PERENNIALS: Perennials are such an essential component in creating an interesting and ever-changing garden but you need to remember that most perennials only bloom for five to six weeks so it is imperative that you combine early, mid and late bloomers to provide continuous non-stop color and interest.
June is the beginning of the summer bloomers so buy a few this month and a few more next month and you will have a nice succession of color in your border. With proper planning you can have a perennial border that blooms eight to ten months a year. Don’t forget the compost and fertilizer when you plant perennials (I know, I sound like a broken record).
ANNUALS: Now that you have planted all your summer annuals remember that these little guys are heavy feeders and to get the most out of them you should be feeding on a regular basis. The more you feed the bigger and more colorful they will be.
WEED CONTROL: Clean up the weeds, spread a generous helping of organic fertilizer and cover it with a one inch layer of compost. Your beds will look tidy, and what few weeds come up will be very easy to remove and the plants will be fed for the growing season. It doesn’t get any simpler than that.

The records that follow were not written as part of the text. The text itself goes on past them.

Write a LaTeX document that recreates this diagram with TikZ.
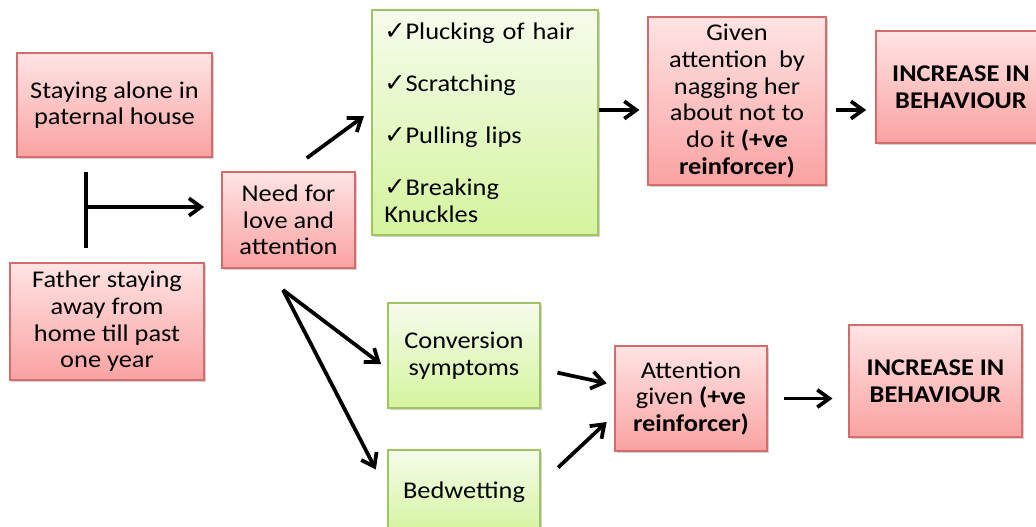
\documentclass[tikz,border=0pt]{standalone}
\usepackage{fontspec}
\setmainfont{Carlito}[FakeStretch=1.1]
\newfontfamily\symfont{DejaVu Sans}
\usepackage{tikz}
\usetikzlibrary{arrows.meta, shadows}

\definecolor{pinktop}{RGB}{255,228,228}
\definecolor{pinkbot}{RGB}{250,162,162}
\definecolor{pinkline}{RGB}{212,108,108}
\definecolor{greentop}{RGB}{246,252,236}
\definecolor{greenbot}{RGB}{212,244,158}
\definecolor{greenline}{RGB}{160,196,96}

\newcommand{\boxfont}{\fontsize{18}{20}\selectfont}
\newcommand{\tick}{{\symfont\bfseries\fontsize{19}{20}\selectfont ✓}}

\begin{document}
\begin{tikzpicture}[x=0.75pt, y=-0.75pt,
  size/.style 2 args={minimum width=#1*0.75pt, minimum height=#2*0.75pt},
  redbox/.style={draw=pinkline, line width=0.8pt, top color=pinktop, bottom color=pinkbot,
    drop shadow={shadow xshift=1.5pt, shadow yshift=-1.5pt, opacity=0.35},
    align=center, inner sep=2pt, font=\boxfont},
  greenbox/.style={redbox, draw=greenline, top color=greentop, bottom color=greenbot},
  arrow/.style={line width=2.8pt, -{Straight Barb[length=9pt, width=13pt]}},
  bar/.style={line width=2.8pt}]

\useasboundingbox (0,0) rectangle (1036,527);

\node[redbox, size={195}{104}] (alone) at (114.5,105) {Staying alone in\\paternal house};
\node[redbox, size={194}{117}] (father) at (107,321.5) {Father staying\\away from\\home till past\\one year};
\node[redbox, size={133}{96}] (need) at (288.5,220) {Need for\\love and\\attention};

\node[greenbox, size={226}{225}, align=left, inner xsep=9pt, text width=151pt] (habits) at (485,122.5)
  {\tick Plucking of hair\\[19pt]\tick Scratching\\[19pt]\tick Pulling lips\\[19pt]\tick Breaking\\Knuckles};

\node[redbox, size={178}{168}] (nagging) at (737,101)
  {Given\\attention~~by\\nagging her\\about not to\\do it \textbf{(+ve}\\\textbf{reinforcer)}};
\node[redbox, size={170}{112}, font=\boxfont\bfseries] (incrtop) at (961,87) {INCREASE IN\\BEHAVIOUR};

\node[greenbox, size={152}{105}] (conversion) at (464,355.5) {Conversion\\symptoms};
\node[greenbox, size={152}{84}] (bedwetting) at (464,492) {Bedwetting};
\node[redbox, size={152}{105}] (attention) at (691,398.5) {Attention\\given \textbf{(+ve}\\\textbf{reinforcer)}};
\node[redbox, size={173}{112}, font=\boxfont\bfseries] (incrbot) at (935.5,381) {INCREASE IN\\BEHAVIOUR};

\coordinate (junction) at (86,207);
\coordinate (row) at (0,110);
\coordinate (fork) at (283,290);

\draw[bar, shorten <=11pt, shorten >=11pt] (junction |- alone.south) -- (junction |- father.north);
\draw[arrow, shorten >=13pt] (junction) -- (junction -| need.west);
\draw[arrow, shorten <=17pt, shorten >=7pt] (need.north) -- (habits.174);
\draw[arrow, shorten >=6pt] (habits.east |- row) -- (nagging.west |- row);
\draw[arrow, shorten <=7pt, shorten >=7pt] (nagging.east |- row) -- (incrtop.west |- row);

\draw[arrow, shorten >=6pt] (fork) -- (conversion.190);
\draw[arrow, shorten >=19pt] (fork) -- (bedwetting.west);
\draw[arrow, shorten <=13pt, shorten >=6pt] (conversion.-10) -- (attention.170);
\draw[arrow, shorten <=18pt, shorten >=8pt] (bedwetting.6) -- (attention.-168);
\draw[arrow, shorten <=12pt, shorten >=12pt] (attention.east) -- (attention.east -| incrbot.west);

\end{tikzpicture}
\end{document}
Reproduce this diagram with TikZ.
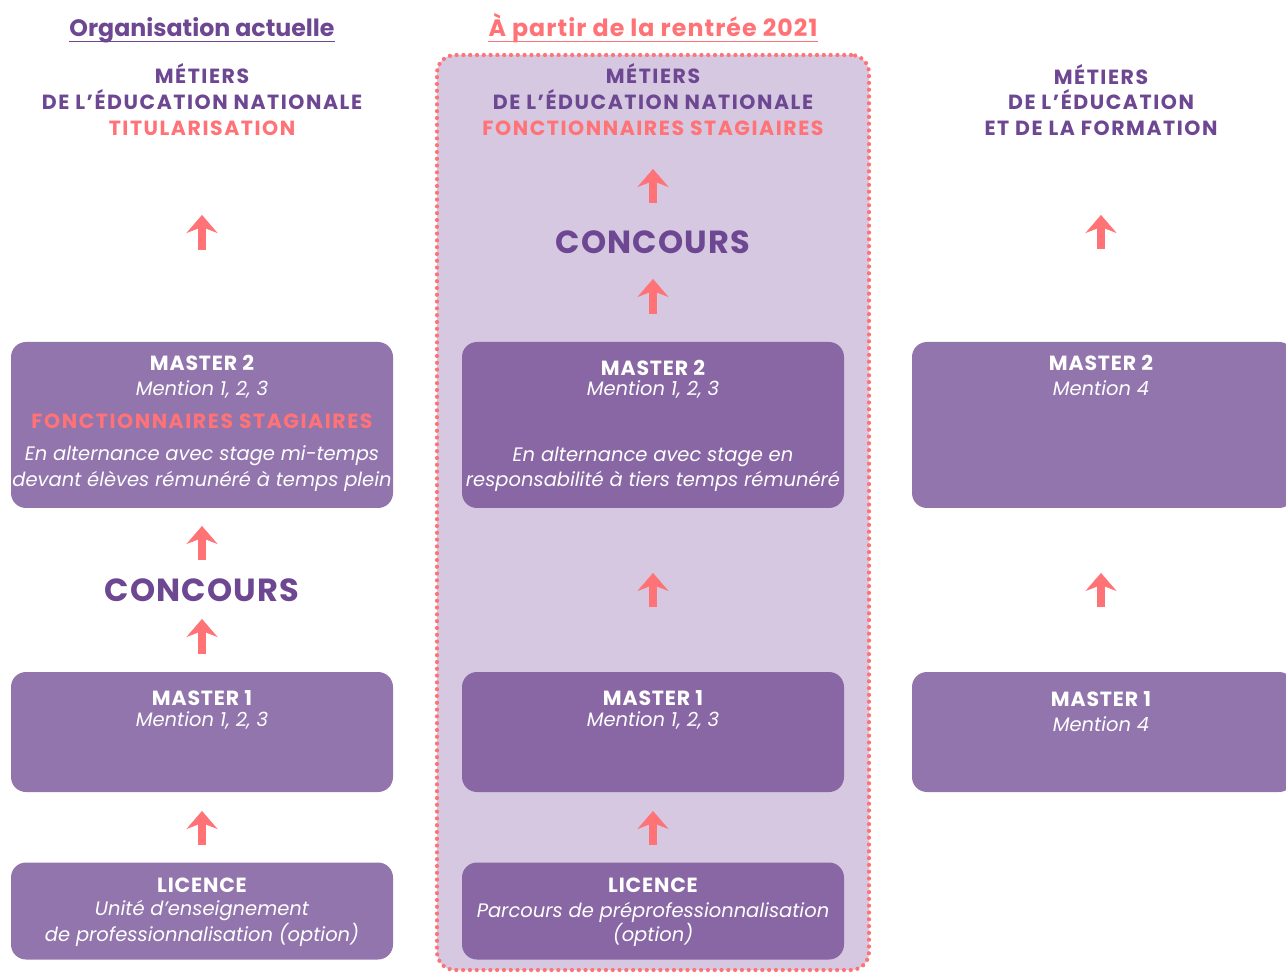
\documentclass[tikz,border=0pt]{standalone}
\usepackage{fontspec}
\setmainfont{Poppins}
\usetikzlibrary{arrows.meta}
\definecolor{tpurple}{HTML}{6E4793}
\definecolor{coral}{HTML}{FF7276}
\definecolor{boxA}{HTML}{9275AD}
\definecolor{boxB}{HTML}{8967A5}
\definecolor{bgmid}{HTML}{D5C8E0}
\tikzset{
  box/.style={rounded corners=15pt, fill=boxA, minimum width=382pt, inner sep=0pt},
  boxm/.style={box, fill=boxB},
  txt/.style={anchor=base, inner sep=0pt},
  hd/.style={txt, text=tpurple, font=\fontsize{20.5}{22}\selectfont\bfseries\addfontfeature{LetterSpace=7.5}},
  hdc/.style={hd, text=coral},
  ttl/.style={txt, font=\fontsize{23.7}{26}\selectfont\bfseries},
  conc/.style={txt, text=tpurple, font=\fontsize{32}{34}\selectfont\bfseries\addfontfeature{LetterSpace=4}},
  bt/.style={txt, text=white, font=\fontsize{20.5}{22}\selectfont\bfseries\addfontfeature{LetterSpace=4}},
  bi/.style={txt, text=white, font=\fontsize{19.5}{22}\selectfont\itshape},
  bc/.style={hd, text=coral},
  arr/.style={coral, line width=7.5pt, -{Stealth[length=18pt,width=31pt,inset=6pt,line width=0.5pt]}},
}
\begin{document}
\begin{tikzpicture}[x=1pt,y=-1pt]
\useasboundingbox[fill=white] (0,0) rectangle (1286,973);

% middle dotted frame
\node[fill=bgmid, draw=coral, line width=4.2pt, line cap=round, dash pattern=on 0pt off 6.8pt,
      rounded corners=18pt, minimum width=432pt, minimum height=915pt, inner sep=0pt] (frame) at (653,512.5) {};

% titles
\node[ttl, text=tpurple] (t1) at (202,37) {Organisation actuelle};
\draw[tpurple, line width=1.6pt] ([yshift=-4.7pt]t1.base west) -- ([yshift=-4.7pt]t1.base east);
\node[ttl, text=coral, font=\fontsize{23.7}{26}\selectfont\bfseries\addfontfeature{LetterSpace=4.5}] (t2) at (653,37) {À partir de la rentrée 2021};
\draw[coral, line width=1.6pt] ([yshift=-4.7pt]t2.base west) -- ([yshift=-4.7pt]t2.base east);

% headers
\node[hd] (h1a) at (202,84) {MÉTIERS};
\node[hd] (h1b) at (202,110) {DE L’ÉDUCATION NATIONALE};
\node[hdc] (h1c) at (202,136) {TITULARISATION};
\node[hd] (h2a) at (653,84) {MÉTIERS};
\node[hd] (h2b) at (653,110) {DE L’ÉDUCATION NATIONALE};
\node[hdc] (h2c) at (653,136) {FONCTIONNAIRES STAGIAIRES};
\node[hd] (h3a) at (1101,85) {MÉTIERS};
\node[hd] (h3b) at (1101,110) {DE L’ÉDUCATION};
\node[hd] (h3c) at (1101,136) {ET DE LA FORMATION};

% concours
\node[conc] (c1) at (202,601.5) {CONCOURS};
\node[conc] (c2) at (653,254) {CONCOURS};

% boxes
\node[box, minimum height=166pt] (L2) at (202,425) {};
\node[box, minimum height=120pt] (L1) at (202,732) {};
\node[box, minimum height=97pt] (L0) at (202,911) {};
\node[boxm, minimum height=166pt] (M2) at (653,425) {};
\node[boxm, minimum height=120pt] (M1) at (653,732) {};
\node[boxm, minimum height=97pt] (M0) at (653,911) {};
\node[box, minimum height=166pt] (R2) at (1103,425) {};
\node[box, minimum height=120pt] (R1) at (1103,732) {};

% box texts left
\node[bt] (L2a) at (202,370.5) {MASTER 2};
\node[bi] (L2b) at (202,396) {Mention 1, 2, 3};
\node[bc] (L2c) at (202,429) {FONCTIONNAIRES STAGIAIRES};
\node[bi] (L2d) at (202,461) {En alternance avec stage mi-temps};
\node[bi] (L2e) at (202,487) {devant élèves rémunéré à temps plein};
\node[bt] (L1a) at (202,705.5) {MASTER 1};
\node[bi] (L1b) at (202,726.5) {Mention 1, 2, 3};
\node[bt] (L0a) at (202,892) {LICENCE};
\node[bi] (L0b) at (202,915) {Unité d’enseignement};
\node[bi] (L0c) at (202,941) {de professionnalisation (option)};

% box texts middle
\node[bt] (M2a) at (653,375.5) {MASTER 2};
\node[bi] (M2b) at (653,396) {Mention 1, 2, 3};
\node[bi] (M2d) at (653,461.5) {En alternance avec stage en};
\node[bi] (M2e) at (653,487) {responsabilité à tiers temps rémunéré};
\node[bt] (M1a) at (653,705.5) {MASTER 1};
\node[bi] (M1b) at (653,726.5) {Mention 1, 2, 3};
\node[bt] (M0a) at (653,892) {LICENCE};
\node[bi] (M0b) at (653,917) {Parcours de préprofessionnalisation};
\node[bi] (M0c) at (653,941) {(option)};

% box texts right
\node[bt] (R2a) at (1101,371) {MASTER 2};
\node[bi] (R2b) at (1101,396) {Mention 4};
\node[bt] (R1a) at (1101,706) {MASTER 1};
\node[bi] (R1b) at (1101,731.5) {Mention 4};

% arrow end points
\coordinate (a1s) at (202,250); \coordinate (a1e) at (202,215);
\coordinate (a2s) at (202,560); \coordinate (a2e) at (202,526);
\coordinate (a3s) at (202,654); \coordinate (a3e) at (202,619);
\coordinate (a4s) at (202,845); \coordinate (a4e) at (202,811);
\coordinate (b1s) at (653,203); \coordinate (b1e) at (653,169);
\coordinate (b2s) at (653,314); \coordinate (b2e) at (653,279);
\coordinate (b3s) at (653,607); \coordinate (b3e) at (653,573);
\coordinate (b4s) at (653,845); \coordinate (b4e) at (653,811);
\coordinate (r1s) at (1101,249); \coordinate (r1e) at (1101,215);
\coordinate (r2s) at (1101,607); \coordinate (r2e) at (1101,573);

\draw[arr] (a1s) -- (a1e);
\draw[arr] (a2s) -- (a2e);
\draw[arr] (a3s) -- (a3e);
\draw[arr] (a4s) -- (a4e);
\draw[arr] (b1s) -- (b1e);
\draw[arr] (b2s) -- (b2e);
\draw[arr] (b3s) -- (b3e);
\draw[arr] (b4s) -- (b4e);
\draw[arr] (r1s) -- (r1e);
\draw[arr] (r2s) -- (r2e);
\end{tikzpicture}
\end{document}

PLANTING: June is a great month to keep planting anything and everything. Fruits, veggies, flowers, shrubs and trees will all transplant well this month as long as you water deeply at the time of planting.
PRUNING: Well, what can I say? There is always something to prune in the garden because stuff grows. Start by deadheading the rhodies and cleaning up the spring bloomers and then analyze the rest of the garden and see what needs editing. Just make sure you get the spouse’s approval or you might be sleeping in the dog house too.